Every line with the string "matplotlib" should be gathered.

━━ DATASET SECTION ━━

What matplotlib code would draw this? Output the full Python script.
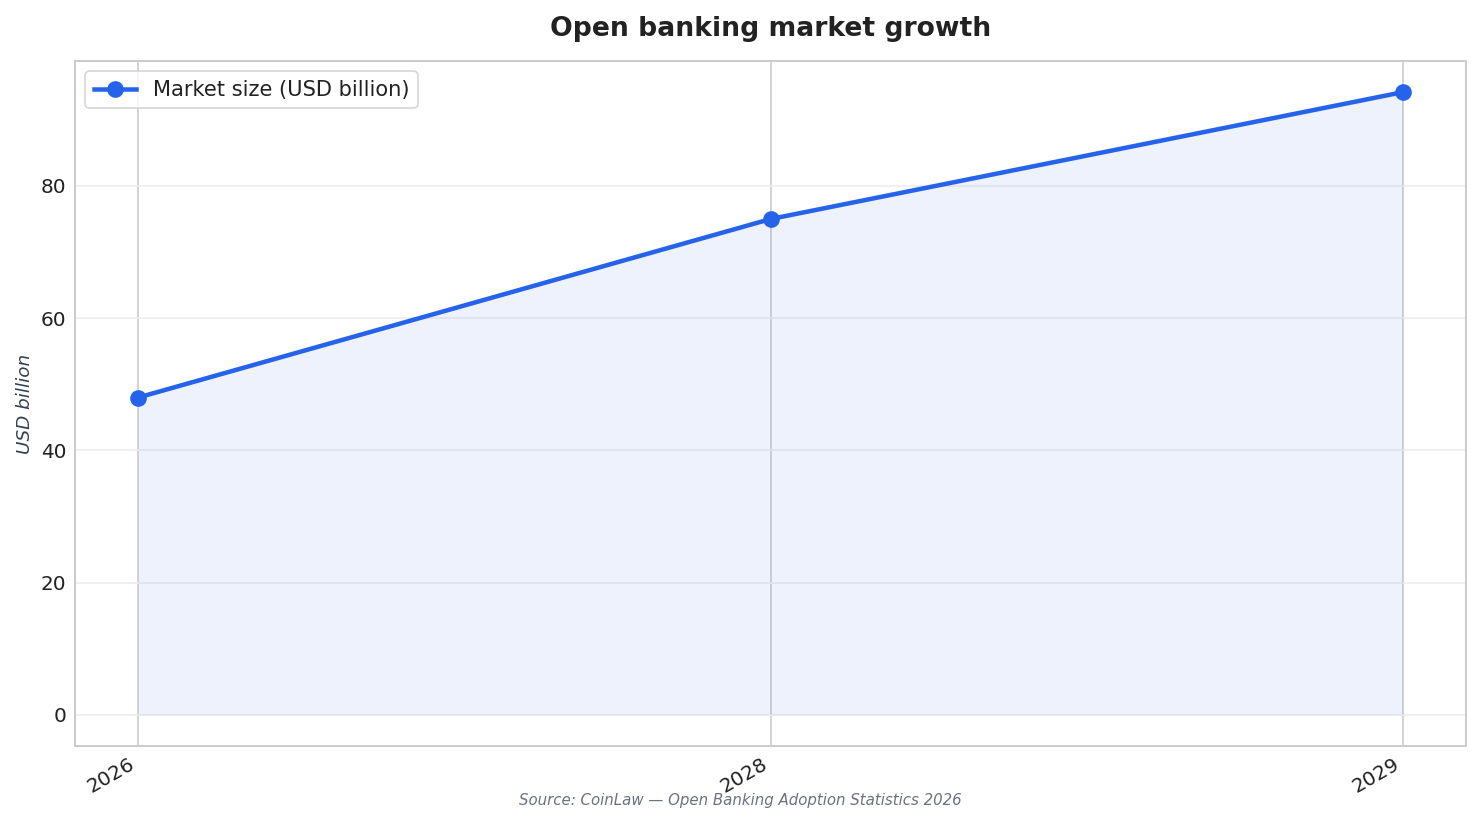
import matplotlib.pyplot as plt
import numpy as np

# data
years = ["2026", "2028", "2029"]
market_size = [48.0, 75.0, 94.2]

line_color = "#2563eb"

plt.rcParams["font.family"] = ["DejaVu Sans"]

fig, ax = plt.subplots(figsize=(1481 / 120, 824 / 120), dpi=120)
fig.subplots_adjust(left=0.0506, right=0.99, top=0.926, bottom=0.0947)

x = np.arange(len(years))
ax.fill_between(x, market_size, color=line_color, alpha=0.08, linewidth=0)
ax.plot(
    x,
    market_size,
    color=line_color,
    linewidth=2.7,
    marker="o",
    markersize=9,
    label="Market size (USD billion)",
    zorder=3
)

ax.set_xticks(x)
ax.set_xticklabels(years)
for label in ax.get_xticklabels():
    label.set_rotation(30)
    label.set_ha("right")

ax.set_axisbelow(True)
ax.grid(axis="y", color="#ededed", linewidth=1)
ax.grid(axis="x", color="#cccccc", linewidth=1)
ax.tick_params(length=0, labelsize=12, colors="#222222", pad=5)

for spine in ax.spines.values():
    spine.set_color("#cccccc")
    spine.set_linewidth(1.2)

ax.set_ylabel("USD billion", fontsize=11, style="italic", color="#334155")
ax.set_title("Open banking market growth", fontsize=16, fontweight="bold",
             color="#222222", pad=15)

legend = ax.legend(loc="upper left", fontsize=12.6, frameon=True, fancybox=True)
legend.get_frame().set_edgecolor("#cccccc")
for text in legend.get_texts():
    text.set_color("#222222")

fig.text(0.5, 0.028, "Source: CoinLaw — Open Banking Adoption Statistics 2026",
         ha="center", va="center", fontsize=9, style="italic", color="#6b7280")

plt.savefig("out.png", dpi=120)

━━━

▶ **RESULT BELOW**:
What matplotlib code would draw this? Output the full Python script.
import matplotlib.pyplot as plt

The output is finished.